#### Given entries:
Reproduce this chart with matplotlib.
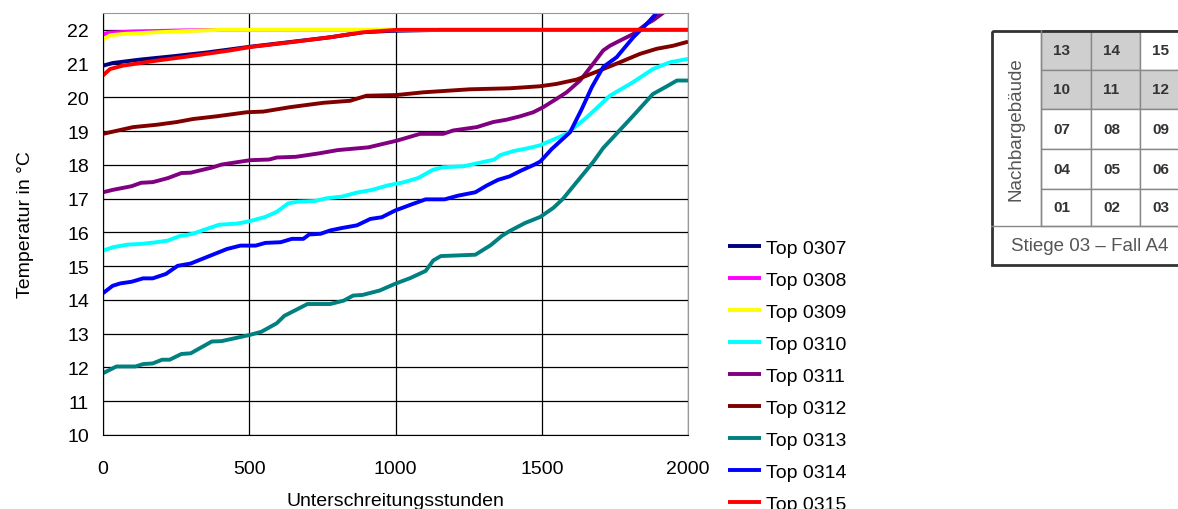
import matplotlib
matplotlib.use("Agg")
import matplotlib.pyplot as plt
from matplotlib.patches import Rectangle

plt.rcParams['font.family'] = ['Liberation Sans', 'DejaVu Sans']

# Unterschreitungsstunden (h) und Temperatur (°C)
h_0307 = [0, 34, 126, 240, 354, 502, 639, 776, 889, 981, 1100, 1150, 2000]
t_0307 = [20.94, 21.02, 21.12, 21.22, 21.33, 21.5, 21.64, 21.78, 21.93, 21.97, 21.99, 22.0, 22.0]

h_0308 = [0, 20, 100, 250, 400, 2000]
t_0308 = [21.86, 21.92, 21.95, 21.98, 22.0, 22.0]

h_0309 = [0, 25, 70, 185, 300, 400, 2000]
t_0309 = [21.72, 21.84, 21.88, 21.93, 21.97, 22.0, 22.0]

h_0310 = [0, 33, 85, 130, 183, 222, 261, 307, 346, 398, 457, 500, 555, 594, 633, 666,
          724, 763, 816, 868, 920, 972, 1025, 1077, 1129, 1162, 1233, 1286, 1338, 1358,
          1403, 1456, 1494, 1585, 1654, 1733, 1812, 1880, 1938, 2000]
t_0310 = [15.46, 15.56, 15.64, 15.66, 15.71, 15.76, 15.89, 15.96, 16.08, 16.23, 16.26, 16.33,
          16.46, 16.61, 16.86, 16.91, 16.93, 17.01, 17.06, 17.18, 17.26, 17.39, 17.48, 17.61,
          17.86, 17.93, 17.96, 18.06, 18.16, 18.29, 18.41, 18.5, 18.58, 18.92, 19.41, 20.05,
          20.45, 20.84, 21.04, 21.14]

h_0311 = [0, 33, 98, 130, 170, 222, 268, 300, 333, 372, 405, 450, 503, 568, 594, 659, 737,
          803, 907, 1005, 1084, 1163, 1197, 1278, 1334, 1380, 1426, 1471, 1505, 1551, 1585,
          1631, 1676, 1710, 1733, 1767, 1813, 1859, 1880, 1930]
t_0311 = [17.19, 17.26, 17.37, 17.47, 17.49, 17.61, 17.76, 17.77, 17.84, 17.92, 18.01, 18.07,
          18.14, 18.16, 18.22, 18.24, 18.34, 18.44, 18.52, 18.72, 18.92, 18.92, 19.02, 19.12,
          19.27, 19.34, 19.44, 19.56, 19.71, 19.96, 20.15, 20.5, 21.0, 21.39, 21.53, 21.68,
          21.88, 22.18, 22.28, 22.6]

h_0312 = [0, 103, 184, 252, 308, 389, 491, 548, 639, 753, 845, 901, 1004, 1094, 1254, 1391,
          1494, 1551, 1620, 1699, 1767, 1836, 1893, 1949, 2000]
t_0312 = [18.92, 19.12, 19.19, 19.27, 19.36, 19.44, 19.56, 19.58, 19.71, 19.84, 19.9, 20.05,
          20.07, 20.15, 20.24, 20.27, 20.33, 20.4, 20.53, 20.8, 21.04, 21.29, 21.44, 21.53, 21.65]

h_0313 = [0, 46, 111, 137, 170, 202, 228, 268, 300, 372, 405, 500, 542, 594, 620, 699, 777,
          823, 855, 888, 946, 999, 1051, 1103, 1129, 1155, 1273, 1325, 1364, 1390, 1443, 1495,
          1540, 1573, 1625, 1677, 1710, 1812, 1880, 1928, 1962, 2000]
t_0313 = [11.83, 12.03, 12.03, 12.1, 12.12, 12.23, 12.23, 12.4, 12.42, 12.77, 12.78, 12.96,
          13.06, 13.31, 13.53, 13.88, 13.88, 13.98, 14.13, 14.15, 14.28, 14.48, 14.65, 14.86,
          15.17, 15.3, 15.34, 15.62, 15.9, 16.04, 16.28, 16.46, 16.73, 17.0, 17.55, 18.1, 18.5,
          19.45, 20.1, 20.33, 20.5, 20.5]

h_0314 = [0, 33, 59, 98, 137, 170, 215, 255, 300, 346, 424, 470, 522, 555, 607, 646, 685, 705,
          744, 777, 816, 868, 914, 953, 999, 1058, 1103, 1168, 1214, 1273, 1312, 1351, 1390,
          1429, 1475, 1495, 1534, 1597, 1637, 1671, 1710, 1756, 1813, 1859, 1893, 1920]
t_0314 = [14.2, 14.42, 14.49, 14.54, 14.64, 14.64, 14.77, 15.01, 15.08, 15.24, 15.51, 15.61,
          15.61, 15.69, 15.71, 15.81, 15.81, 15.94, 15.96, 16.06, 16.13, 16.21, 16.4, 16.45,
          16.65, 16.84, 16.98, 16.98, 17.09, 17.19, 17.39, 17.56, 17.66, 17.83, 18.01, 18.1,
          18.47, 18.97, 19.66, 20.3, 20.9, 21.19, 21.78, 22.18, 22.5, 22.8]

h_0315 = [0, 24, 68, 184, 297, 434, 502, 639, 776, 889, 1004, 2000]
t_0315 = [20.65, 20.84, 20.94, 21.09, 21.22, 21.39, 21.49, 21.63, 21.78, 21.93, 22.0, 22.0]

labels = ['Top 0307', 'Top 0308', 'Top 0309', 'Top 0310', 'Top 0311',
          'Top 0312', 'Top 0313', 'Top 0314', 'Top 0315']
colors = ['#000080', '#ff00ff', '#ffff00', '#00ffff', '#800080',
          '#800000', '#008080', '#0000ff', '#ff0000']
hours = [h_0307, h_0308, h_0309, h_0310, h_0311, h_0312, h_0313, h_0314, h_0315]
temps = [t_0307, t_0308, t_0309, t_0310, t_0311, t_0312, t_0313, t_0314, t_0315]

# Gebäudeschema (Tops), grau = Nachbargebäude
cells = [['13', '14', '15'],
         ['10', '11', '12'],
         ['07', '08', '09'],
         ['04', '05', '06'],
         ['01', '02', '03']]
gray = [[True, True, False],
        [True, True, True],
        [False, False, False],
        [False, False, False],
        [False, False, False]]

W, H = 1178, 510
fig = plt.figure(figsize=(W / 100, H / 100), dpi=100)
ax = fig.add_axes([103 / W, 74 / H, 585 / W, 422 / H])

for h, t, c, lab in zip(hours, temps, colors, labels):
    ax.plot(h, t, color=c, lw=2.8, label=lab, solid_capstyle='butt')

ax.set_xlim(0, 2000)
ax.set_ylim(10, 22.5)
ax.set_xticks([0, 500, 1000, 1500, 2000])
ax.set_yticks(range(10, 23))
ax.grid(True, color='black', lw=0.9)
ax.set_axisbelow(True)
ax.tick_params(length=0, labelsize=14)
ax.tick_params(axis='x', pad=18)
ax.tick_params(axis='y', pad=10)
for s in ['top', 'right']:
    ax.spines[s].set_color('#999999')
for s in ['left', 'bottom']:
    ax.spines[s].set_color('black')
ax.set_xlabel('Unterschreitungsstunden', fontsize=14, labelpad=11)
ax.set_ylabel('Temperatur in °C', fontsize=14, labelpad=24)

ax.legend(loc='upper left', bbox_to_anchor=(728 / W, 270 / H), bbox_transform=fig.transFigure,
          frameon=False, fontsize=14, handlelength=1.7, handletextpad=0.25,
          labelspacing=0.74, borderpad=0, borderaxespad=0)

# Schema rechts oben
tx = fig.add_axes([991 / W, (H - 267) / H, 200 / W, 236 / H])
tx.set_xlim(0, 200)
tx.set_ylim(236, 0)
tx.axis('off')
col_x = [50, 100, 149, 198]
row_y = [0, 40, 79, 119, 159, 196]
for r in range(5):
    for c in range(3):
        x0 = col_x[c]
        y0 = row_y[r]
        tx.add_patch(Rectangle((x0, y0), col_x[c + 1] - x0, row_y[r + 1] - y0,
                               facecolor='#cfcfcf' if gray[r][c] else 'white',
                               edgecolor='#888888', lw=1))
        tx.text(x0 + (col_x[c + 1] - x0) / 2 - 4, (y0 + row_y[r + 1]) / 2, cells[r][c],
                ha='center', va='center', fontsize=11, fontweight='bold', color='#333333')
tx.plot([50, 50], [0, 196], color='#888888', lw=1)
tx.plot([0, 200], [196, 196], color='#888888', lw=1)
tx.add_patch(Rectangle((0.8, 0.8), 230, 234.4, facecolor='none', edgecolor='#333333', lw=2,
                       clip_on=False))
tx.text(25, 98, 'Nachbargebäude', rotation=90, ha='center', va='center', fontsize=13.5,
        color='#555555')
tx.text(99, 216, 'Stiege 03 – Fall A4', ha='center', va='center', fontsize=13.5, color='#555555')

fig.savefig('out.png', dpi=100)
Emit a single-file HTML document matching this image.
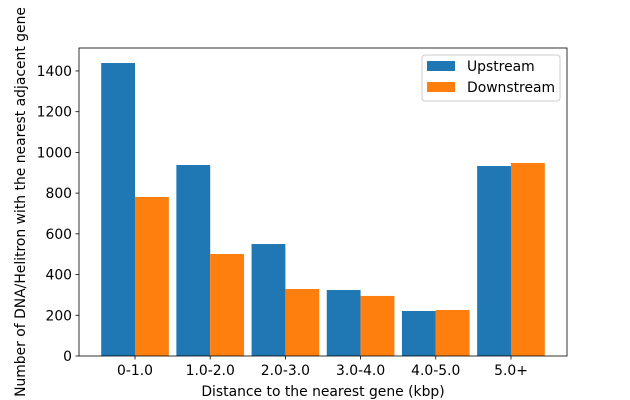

#### Request:
Restate word for word every line from the top of the entries above to the line with "t_0309 = [21.72, 21.84, 21.88, 21.93, 21.97, 22.0, 22.0]", inclusive, and skip any pictures.

#### Task solution:
Reproduce this chart with matplotlib.
import matplotlib
matplotlib.use("Agg")
import matplotlib.pyplot as plt
from matplotlib.patches import Rectangle

plt.rcParams['font.family'] = ['Liberation Sans', 'DejaVu Sans']

# Unterschreitungsstunden (h) und Temperatur (°C)
h_0307 = [0, 34, 126, 240, 354, 502, 639, 776, 889, 981, 1100, 1150, 2000]
t_0307 = [20.94, 21.02, 21.12, 21.22, 21.33, 21.5, 21.64, 21.78, 21.93, 21.97, 21.99, 22.0, 22.0]

h_0308 = [0, 20, 100, 250, 400, 2000]
t_0308 = [21.86, 21.92, 21.95, 21.98, 22.0, 22.0]

h_0309 = [0, 25, 70, 185, 300, 400, 2000]
t_0309 = [21.72, 21.84, 21.88, 21.93, 21.97, 22.0, 22.0]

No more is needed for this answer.